In Palo Alto, where a rental registry is under consideration, a community website says, “city leaders believe it will serve as a foundation for future programs to regulate rents, cap security deposits and expand protections from evictions.”

And a nationwide affordable housing advocacy group recently complained that “most decisions that landlords make about their tenants’ housing situations are never approved, reviewed or even witnessed by an outside party. It’s a system designed for abuse.” The answer: create a rental registry so that landlords can be brought under control.

In other words, registering rentals is more about regulating rents, limiting security deposits, and requiring that evictions only be done for “good” reasons than it is about helping tenants find good places to live.  But the more you add to landlord’s costs and limit their revenues, the more difficult you make it for them to stay in, or join, the landlord business. The long history of rent control in the country proves that all it does is create a housing shortage — and the same thing is true of any other regulatory mandate that gets in the way of the free-market relationship between
landlords and tenants, or between any business and its customers.

Of course, that landlord-tenant relationship works best when there is plenty of housing available — a situation that provides tenants with lots of options and gives them the power to refuse to pay rents which are too high. But the reverse happens when the housing is scarce.

In fact, California’s dire housing shortage is responsible for soaring rents in some parts of the state — rents that have made it impossible for many low-income workers to find homes. But the shortage was caused by government over-regulation of the housing supply. Is the answer to increase regulation of the rental market?

Obviously, the answer is no.

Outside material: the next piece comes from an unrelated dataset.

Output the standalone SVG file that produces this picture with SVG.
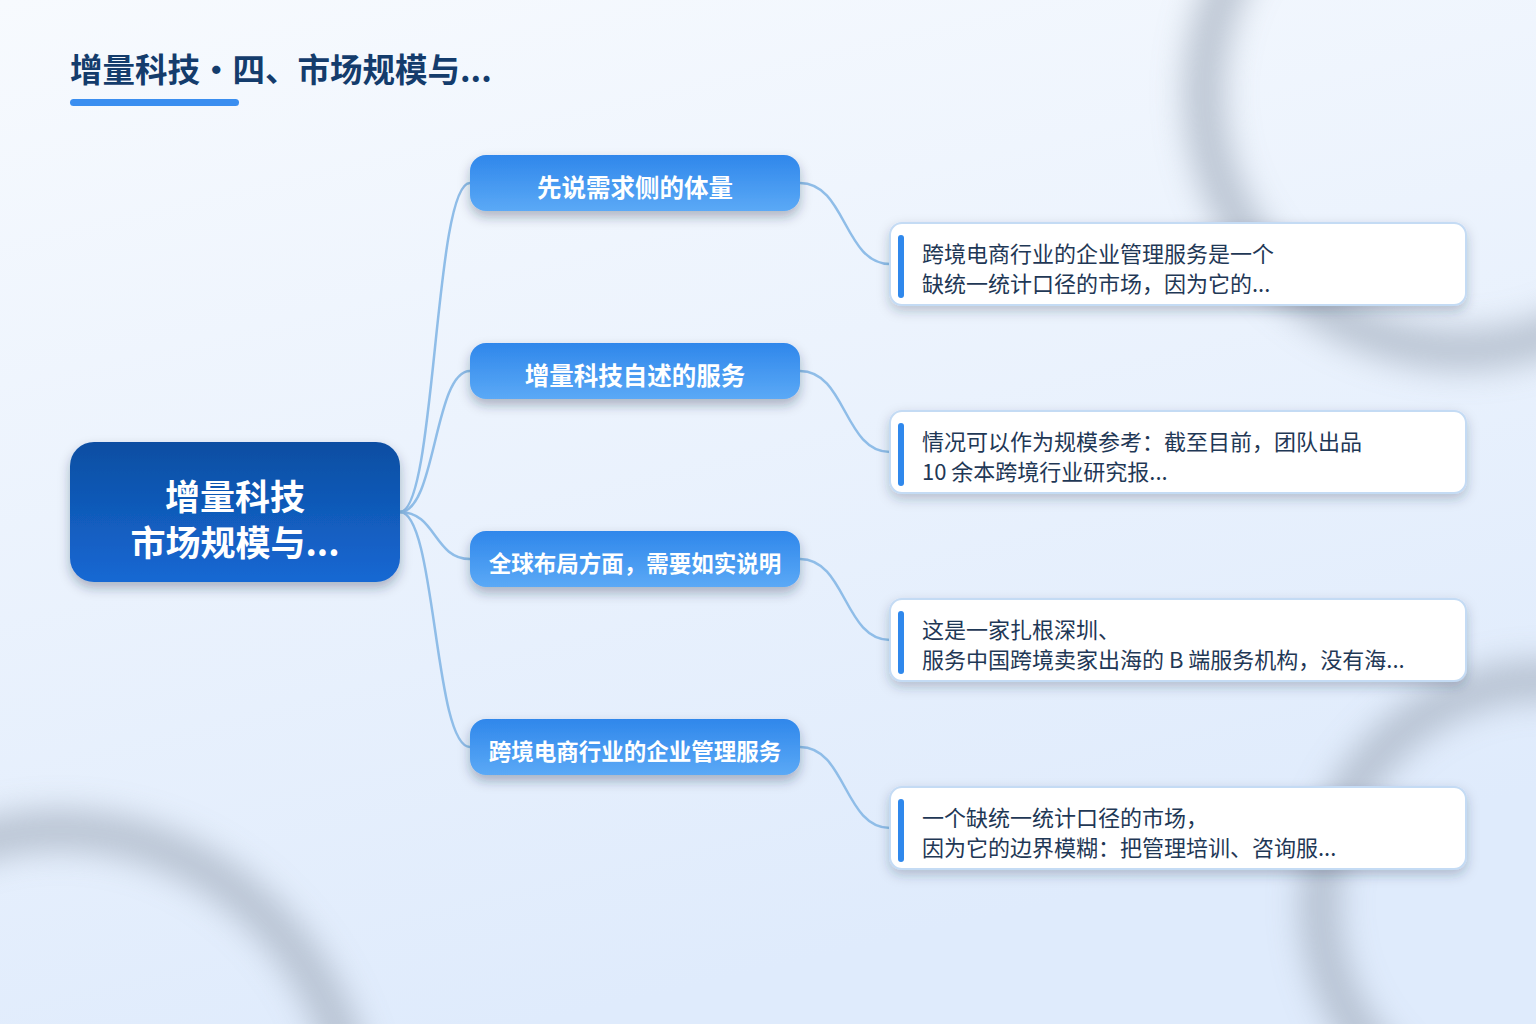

If you want to create affordable housing, the solution is to stop requiring it to happen and start letting it happen. To do that, all you have to do is throw rent control, rental registries and eviction protections out the window, along with the onerous zoning and development rules that prevent new housing from being built.

Unless you do all of it, affordable housing will just become more scarce than it is today. Sure, you can take a handful of apartments and force landlords to rent them at below-market rates. The lucky tenants who occupy those apartments will feel like they’ve won the lottery, but everyone else who needs an affordable place to live won’t be able to find one at all.